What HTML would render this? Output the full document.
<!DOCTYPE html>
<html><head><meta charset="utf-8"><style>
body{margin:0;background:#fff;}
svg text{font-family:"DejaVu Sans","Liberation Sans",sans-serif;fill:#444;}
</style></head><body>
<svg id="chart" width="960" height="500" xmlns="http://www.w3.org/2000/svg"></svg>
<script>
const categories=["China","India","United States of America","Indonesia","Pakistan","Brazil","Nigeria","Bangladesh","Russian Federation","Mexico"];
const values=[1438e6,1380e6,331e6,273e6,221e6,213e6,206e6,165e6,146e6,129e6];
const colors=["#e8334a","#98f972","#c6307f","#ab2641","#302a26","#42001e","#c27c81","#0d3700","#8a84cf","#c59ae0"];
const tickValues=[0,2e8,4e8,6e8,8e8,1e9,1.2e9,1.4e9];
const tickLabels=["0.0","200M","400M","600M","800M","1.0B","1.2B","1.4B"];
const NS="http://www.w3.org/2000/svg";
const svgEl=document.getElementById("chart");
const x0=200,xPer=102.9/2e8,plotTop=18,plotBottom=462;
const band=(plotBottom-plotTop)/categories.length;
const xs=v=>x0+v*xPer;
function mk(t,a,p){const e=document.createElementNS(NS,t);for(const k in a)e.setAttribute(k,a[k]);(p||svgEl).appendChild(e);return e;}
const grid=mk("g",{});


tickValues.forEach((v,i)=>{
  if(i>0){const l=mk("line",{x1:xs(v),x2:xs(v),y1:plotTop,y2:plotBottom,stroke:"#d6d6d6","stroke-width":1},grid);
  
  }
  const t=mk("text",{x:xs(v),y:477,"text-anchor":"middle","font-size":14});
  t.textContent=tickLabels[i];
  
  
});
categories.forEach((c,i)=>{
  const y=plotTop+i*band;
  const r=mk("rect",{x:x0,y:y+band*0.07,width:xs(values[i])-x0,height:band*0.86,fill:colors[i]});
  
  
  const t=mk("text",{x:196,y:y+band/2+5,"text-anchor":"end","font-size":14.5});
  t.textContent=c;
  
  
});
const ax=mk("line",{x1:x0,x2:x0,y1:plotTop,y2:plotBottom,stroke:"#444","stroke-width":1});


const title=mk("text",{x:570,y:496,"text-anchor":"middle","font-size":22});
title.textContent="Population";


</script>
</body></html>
------------------------------
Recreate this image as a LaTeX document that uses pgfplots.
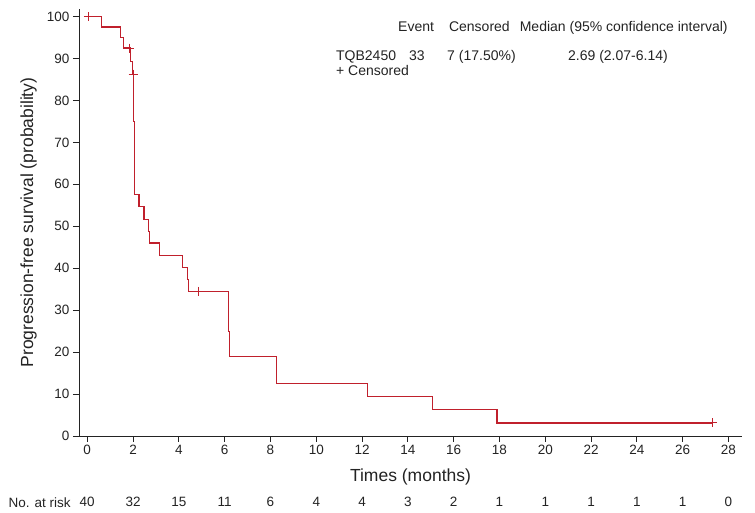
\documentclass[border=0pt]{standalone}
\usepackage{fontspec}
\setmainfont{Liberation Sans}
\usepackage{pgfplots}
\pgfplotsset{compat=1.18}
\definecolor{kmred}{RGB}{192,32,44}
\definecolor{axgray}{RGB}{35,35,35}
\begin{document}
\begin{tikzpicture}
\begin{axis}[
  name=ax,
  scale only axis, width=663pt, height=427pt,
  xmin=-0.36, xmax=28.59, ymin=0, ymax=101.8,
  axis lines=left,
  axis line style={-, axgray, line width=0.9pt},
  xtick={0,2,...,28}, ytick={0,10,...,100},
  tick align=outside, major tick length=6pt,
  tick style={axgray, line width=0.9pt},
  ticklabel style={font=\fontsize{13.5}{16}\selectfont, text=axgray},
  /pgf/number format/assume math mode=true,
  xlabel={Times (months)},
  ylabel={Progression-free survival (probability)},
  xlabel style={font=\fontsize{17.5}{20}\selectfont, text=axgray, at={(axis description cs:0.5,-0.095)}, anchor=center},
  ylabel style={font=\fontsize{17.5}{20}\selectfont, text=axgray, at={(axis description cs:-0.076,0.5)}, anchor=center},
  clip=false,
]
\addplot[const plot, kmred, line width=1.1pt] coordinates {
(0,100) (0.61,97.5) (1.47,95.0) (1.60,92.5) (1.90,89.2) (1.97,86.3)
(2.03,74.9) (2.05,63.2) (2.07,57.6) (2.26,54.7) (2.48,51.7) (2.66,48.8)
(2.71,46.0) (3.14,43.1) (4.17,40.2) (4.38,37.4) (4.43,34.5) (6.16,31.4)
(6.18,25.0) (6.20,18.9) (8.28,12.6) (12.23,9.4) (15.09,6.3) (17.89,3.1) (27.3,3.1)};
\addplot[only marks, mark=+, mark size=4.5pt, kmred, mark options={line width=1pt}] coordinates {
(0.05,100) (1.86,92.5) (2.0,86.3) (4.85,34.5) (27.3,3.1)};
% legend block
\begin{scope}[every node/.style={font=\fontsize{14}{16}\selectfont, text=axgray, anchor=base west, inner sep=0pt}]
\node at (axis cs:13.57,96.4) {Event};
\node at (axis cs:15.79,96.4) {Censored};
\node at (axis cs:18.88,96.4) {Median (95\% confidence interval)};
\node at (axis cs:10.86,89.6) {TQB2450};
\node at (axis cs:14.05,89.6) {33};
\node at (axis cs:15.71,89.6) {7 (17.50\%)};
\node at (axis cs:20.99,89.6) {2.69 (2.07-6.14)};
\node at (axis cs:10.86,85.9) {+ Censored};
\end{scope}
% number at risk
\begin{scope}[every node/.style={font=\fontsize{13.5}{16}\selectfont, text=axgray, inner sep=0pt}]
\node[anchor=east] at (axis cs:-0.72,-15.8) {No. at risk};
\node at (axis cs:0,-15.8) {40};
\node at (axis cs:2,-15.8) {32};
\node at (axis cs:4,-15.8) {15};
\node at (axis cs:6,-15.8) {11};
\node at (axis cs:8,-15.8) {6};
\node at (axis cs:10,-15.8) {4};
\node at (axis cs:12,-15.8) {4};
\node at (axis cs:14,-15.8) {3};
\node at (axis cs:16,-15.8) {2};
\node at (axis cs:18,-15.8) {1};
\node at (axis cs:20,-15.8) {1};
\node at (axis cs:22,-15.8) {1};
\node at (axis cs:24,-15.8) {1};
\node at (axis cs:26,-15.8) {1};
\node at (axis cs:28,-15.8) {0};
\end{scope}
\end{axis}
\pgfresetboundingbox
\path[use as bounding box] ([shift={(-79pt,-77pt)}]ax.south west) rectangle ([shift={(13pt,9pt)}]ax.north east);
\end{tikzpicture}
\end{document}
------------------------------
● Task:
Copy every line in the records above that contains the word "this".

● Exercise output:
What HTML would render this? Output the full document.
Recreate this image as a LaTeX document that uses pgfplots.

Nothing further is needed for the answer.